IMHO (layman perspective):
Series 6000, Bulldozer or even Larrabee are not the biggest threat for Fermi regarding GPGPU, but Fusion.
Fusion is said to have 480 ALUs and ~1 TFlop SP performance. Therefore the DP speed should be around 200 GFLops. On top, Fusion has access to the complete main RAM and 4 K10.5 cores.
If AMD made no big mistakes and included support for ECC and more than one HT3 interface it should be simple to plug 2 - 4 Fusion on a Server board and voila HPC performance en mass. Bandwidth could be a problem though.
The big problem there is that HPC apps tend to be written for CPU
or for GPUs, and not some kind of load balanced simultaneous combination. So for a GPU-centric app, it's likely that any significant die area used for a serial CPU would be wasted, and conversely for a CPU-centric app.
Even for an application which has been efficiently ported to both domains (something like Folding@home, perhaps), it's likely much more efficient in one domain than the other. Fusion won't be great for Folding@home, since it's so much faster on the GPU, so it just prefers a full undiluted GPU.

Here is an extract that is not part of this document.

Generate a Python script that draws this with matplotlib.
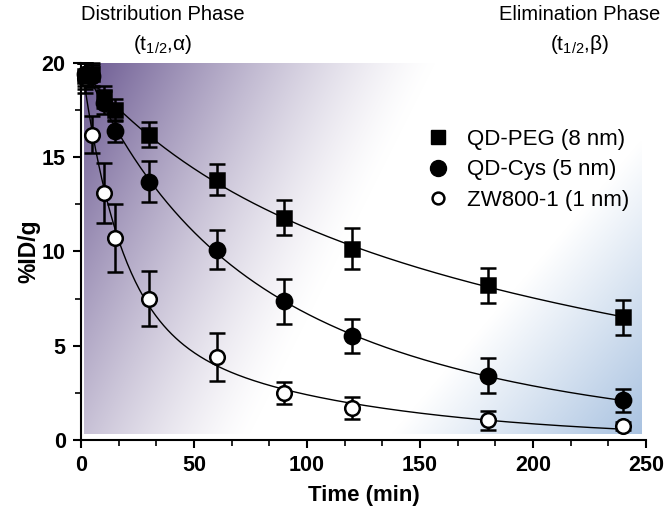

What kind of apps will Fusion boost over a lone CPU or lone GPU? Apps that need to rapidly send data from serial code to parallel code and back with little overhead. This isn't an obvious niche, though perhaps sparse matrix multiplies might be an application. One can argue that Cell is more like this tight connection between serial and parallel processors, and we've all seen how difficult it is to use to its full theoretical potential.
Fermi, with its more generalized kernel handling and parallel kernel scheduling is likely a more practical approach. The use of parallel kernels (and faster synchronization via on-chip atomics) will help with the scheduling complexities that current GPUs depend on CPUs to handle now.
So the lack of on-chip CPU cores is likely not a big deal. Lack of direct access to system RAM is a bigger problem, though in many (even most) apps it can be minimized as long as the GPU has enough RAM of its own. The other bottleneck is intercommunication between multi-GPUs which has a similar and related bandwidth issue. PCIE is very fast, but it's not fast enough for these modern computing approaches.